WORK REQUIRED:
All of the material should be reproduced exactly, with pictures left out.

PROVIDED DATA:
-- BEGIN --

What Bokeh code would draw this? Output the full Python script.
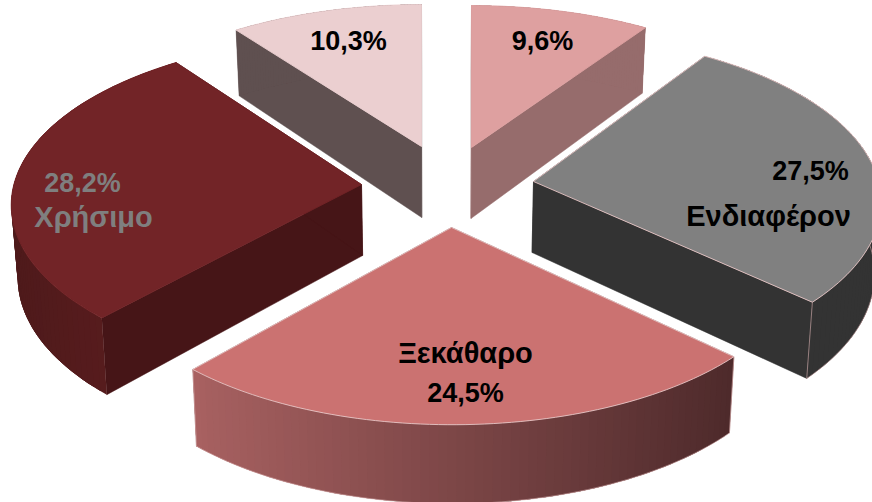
import numpy as np
from bokeh.plotting import figure
from bokeh.models import ColumnDataSource
from bokeh.core.properties import value
from bokeh.embed import file_html
from bokeh.resources import INLINE

# data (clockwise from 12 o'clock)
values = [9.6, 27.5, 24.5, 28.2, 10.3]
percent_labels = ["9,6%", "27,5%", "24,5%", "28,2%", "10,3%"]
name_labels = ["", "Ενδιαφέρον", "Ξεκάθαρο", "Χρήσιμο", ""]

# styles
top_colors = ["#dea0a0", "#808080", "#cb7271", "#722427", "#ebcfd0"]
radial_colors = ["#966c6c", "#333333", "#7a4444", "#461517", "#5f5050"]
outer_left = ["#966c6c", "#333333", "#a86161", "#4e1a1b", "#5f5050"]
outer_right = ["#966c6c", "#333333", "#4e2a2b", "#5e1d1f", "#5f5050"]
edge_colors = ["#dea0a0", "#e6c4c4", "#e6c4c4", "#722427", "#ebcfd0"]
text_colors = ["#000000", "#000000", "#000000", "#7f7f7f", "#000000"]

# layout: slice apex (explosion), arc offset, projection constants, label placement
apex_x = [471, 533, 451, 361, 421]
apex_y = [147, 181, 227, 184, 146]
arc_dx = [0, -2.5, 1, 0, 0]
arc_dy = [0, -5.5, 3, -5.5, 0]
percent_pos = [(542, 40), (810, 170), (465, 392), (82, 182), (348, 40)]
name_pos = [None, (768, 215), (465, 352), (93, 216), None]
RX, RY, K = 346.0, 164.0, 0.1556
DEPTH, KD, CONVERGE, VPX = 71.0, 0.1, 0.015, 436.0

p = figure(width=872, height=502, x_range=(0, 872), y_range=(502, 0),
           toolbar_location=None, output_backend="svg", min_border=0)
p.axis.visible = False
p.grid.visible = False
p.outline_line_color = None
p.background_fill_color = "#ffffff"
p.border_fill_color = "#ffffff"


def project(ax, ay, r, theta):
    u, v = np.sin(theta), np.cos(theta)
    s = 1.0 / (1.0 + K * v * r)
    return ax + RX * r * u * s, ay - RY * r * v * s


def lower(x, y, r, theta):
    d = DEPTH / (1.0 + KD * r * np.cos(theta))
    return x - (x - VPX) * CONVERGE, y + d


def hexmix(a, b, t):
    ca = np.array([int(a[i:i + 2], 16) for i in (1, 3, 5)], float)
    cb = np.array([int(b[i:i + 2], 16) for i in (1, 3, 5)], float)
    c = np.round(ca + (cb - ca) * t).astype(int)
    return "#%02x%02x%02x" % tuple(c)


fractions = np.array(values) / np.sum(values)
stops = np.concatenate([[0], np.cumsum(fractions)]) * 2 * np.pi

# painting order: far slices first, nearest last
for i in [0, 4, 3, 1, 2]:
    a0, a1 = stops[i], stops[i + 1]
    ax, ay = apex_x[i], apex_y[i]
    th = np.linspace(a0, a1, 70)
    x, y = project(ax + arc_dx[i], ay + arc_dy[i], 1.0, th)
    bx, by = lower(x, y, 1.0, th)
    abx, aby = lower(ax, ay, 0.0, 0.0)

    # radial faces
    for j in (0, -1):
        p.patch([ax, x[j], bx[j], abx], [ay, y[j], by[j], aby],
                fill_color=radial_colors[i], line_color=radial_colors[i], line_width=0.5)

    # outer curved face as overlapping shaded strips
    xmin, xmax = x.min(), x.max()
    xs, ys, cols = [], [], []
    for k in range(len(th) - 1):
        e = min(k + 3, len(th) - 1)
        xs.append(list(x[k:e + 1]) + list(bx[k:e + 1][::-1]))
        ys.append(list(y[k:e + 1]) + list(by[k:e + 1][::-1]))
        t = ((x[k] + x[k + 1]) / 2 - xmin) / max(xmax - xmin, 1)
        cols.append(hexmix(outer_left[i], outer_right[i], t))
    p.patches(xs, ys, fill_color=cols, line_color=None)

    # lower rim and edge line on the near slices
    if edge_colors[i] == "#e6c4c4":
        p.line(bx, by, line_color="#d8b0b0", line_width=0.6)
        for j in (0, -1):
            p.line([x[j], bx[j]], [y[j], by[j]], line_color="#d8b0b0", line_width=0.6)

    # top face
    p.patch(np.r_[ax, x], np.r_[ay, y], fill_color=top_colors[i],
            line_color=edge_colors[i], line_width=0.9)

# labels
for pos, labels, size in ((percent_pos, percent_labels, "27px"), (name_pos, name_labels, "29px")):
    tx, ty, tt, tc = [], [], [], []
    for i in range(len(values)):
        if pos[i]:
            tx.append(pos[i][0]); ty.append(pos[i][1])
            tt.append(labels[i]); tc.append(text_colors[i])
    src = ColumnDataSource(dict(x=tx, y=ty, t=tt, c=tc))
    p.text("x", "y", text="t", source=src, text_color="c", text_align="center",
           text_baseline="middle", text_font=value("Liberation Sans"),
           text_font_style="bold", text_font_size=size)

open("out.html", "w").write(file_html(p, INLINE))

-- END --

ANSWER TO THE TASK:
What Bokeh code would draw this? Output the full Python script.
import numpy as np
from bokeh.plotting import figure
from bokeh.models import ColumnDataSource
from bokeh.core.properties import value
from bokeh.embed import file_html
from bokeh.resources import INLINE

# data (clockwise from 12 o'clock)
values = [9.6, 27.5, 24.5, 28.2, 10.3]
percent_labels = ["9,6%", "27,5%", "24,5%", "28,2%", "10,3%"]
name_labels = ["", "Ενδιαφέρον", "Ξεκάθαρο", "Χρήσιμο", ""]

# styles
top_colors = ["#dea0a0", "#808080", "#cb7271", "#722427", "#ebcfd0"]
radial_colors = ["#966c6c", "#333333", "#7a4444", "#461517", "#5f5050"]
outer_left = ["#966c6c", "#333333", "#a86161", "#4e1a1b", "#5f5050"]
outer_right = ["#966c6c", "#333333", "#4e2a2b", "#5e1d1f", "#5f5050"]
edge_colors = ["#dea0a0", "#e6c4c4", "#e6c4c4", "#722427", "#ebcfd0"]
text_colors = ["#000000", "#000000", "#000000", "#7f7f7f", "#000000"]

# layout: slice apex (explosion), arc offset, projection constants, label placement
apex_x = [471, 533, 451, 361, 421]
apex_y = [147, 181, 227, 184, 146]
arc_dx = [0, -2.5, 1, 0, 0]
arc_dy = [0, -5.5, 3, -5.5, 0]
percent_pos = [(542, 40), (810, 170), (465, 392), (82, 182), (348, 40)]
name_pos = [None, (768, 215), (465, 352), (93, 216), None]
RX, RY, K = 346.0, 164.0, 0.1556
DEPTH, KD, CONVERGE, VPX = 71.0, 0.1, 0.015, 436.0

p = figure(width=872, height=502, x_range=(0, 872), y_range=(502, 0),
           toolbar_location=None, output_backend="svg", min_border=0)
p.axis.visible = False
p.grid.visible = False
p.outline_line_color = None
p.background_fill_color = "#ffffff"
p.border_fill_color = "#ffffff"


def project(ax, ay, r, theta):
    u, v = np.sin(theta), np.cos(theta)
    s = 1.0 / (1.0 + K * v * r)
    return ax + RX * r * u * s, ay - RY * r * v * s


def lower(x, y, r, theta):
    d = DEPTH / (1.0 + KD * r * np.cos(theta))
    return x - (x - VPX) * CONVERGE, y + d


def hexmix(a, b, t):
    ca = np.array([int(a[i:i + 2], 16) for i in (1, 3, 5)], float)
    cb = np.array([int(b[i:i + 2], 16) for i in (1, 3, 5)], float)
    c = np.round(ca + (cb - ca) * t).astype(int)
    return "#%02x%02x%02x" % tuple(c)


fractions = np.array(values) / np.sum(values)
stops = np.concatenate([[0], np.cumsum(fractions)]) * 2 * np.pi

# painting order: far slices first, nearest last
for i in [0, 4, 3, 1, 2]:
    a0, a1 = stops[i], stops[i + 1]
    ax, ay = apex_x[i], apex_y[i]
    th = np.linspace(a0, a1, 70)
    x, y = project(ax + arc_dx[i], ay + arc_dy[i], 1.0, th)
    bx, by = lower(x, y, 1.0, th)
    abx, aby = lower(ax, ay, 0.0, 0.0)

    # radial faces
    for j in (0, -1):
        p.patch([ax, x[j], bx[j], abx], [ay, y[j], by[j], aby],
                fill_color=radial_colors[i], line_color=radial_colors[i], line_width=0.5)

    # outer curved face as overlapping shaded strips
    xmin, xmax = x.min(), x.max()
    xs, ys, cols = [], [], []
    for k in range(len(th) - 1):
        e = min(k + 3, len(th) - 1)
        xs.append(list(x[k:e + 1]) + list(bx[k:e + 1][::-1]))
        ys.append(list(y[k:e + 1]) + list(by[k:e + 1][::-1]))
        t = ((x[k] + x[k + 1]) / 2 - xmin) / max(xmax - xmin, 1)
        cols.append(hexmix(outer_left[i], outer_right[i], t))
    p.patches(xs, ys, fill_color=cols, line_color=None)

    # lower rim and edge line on the near slices
    if edge_colors[i] == "#e6c4c4":
        p.line(bx, by, line_color="#d8b0b0", line_width=0.6)
        for j in (0, -1):
            p.line([x[j], bx[j]], [y[j], by[j]], line_color="#d8b0b0", line_width=0.6)

    # top face
    p.patch(np.r_[ax, x], np.r_[ay, y], fill_color=top_colors[i],
            line_color=edge_colors[i], line_width=0.9)

# labels
for pos, labels, size in ((percent_pos, percent_labels, "27px"), (name_pos, name_labels, "29px")):
    tx, ty, tt, tc = [], [], [], []
    for i in range(len(values)):
        if pos[i]:
            tx.append(pos[i][0]); ty.append(pos[i][1])
            tt.append(labels[i]); tc.append(text_colors[i])
    src = ColumnDataSource(dict(x=tx, y=ty, t=tt, c=tc))
    p.text("x", "y", text="t", source=src, text_color="c", text_align="center",
           text_baseline="middle", text_font=value("Liberation Sans"),
           text_font_style="bold", text_font_size=size)

open("out.html", "w").write(file_html(p, INLINE))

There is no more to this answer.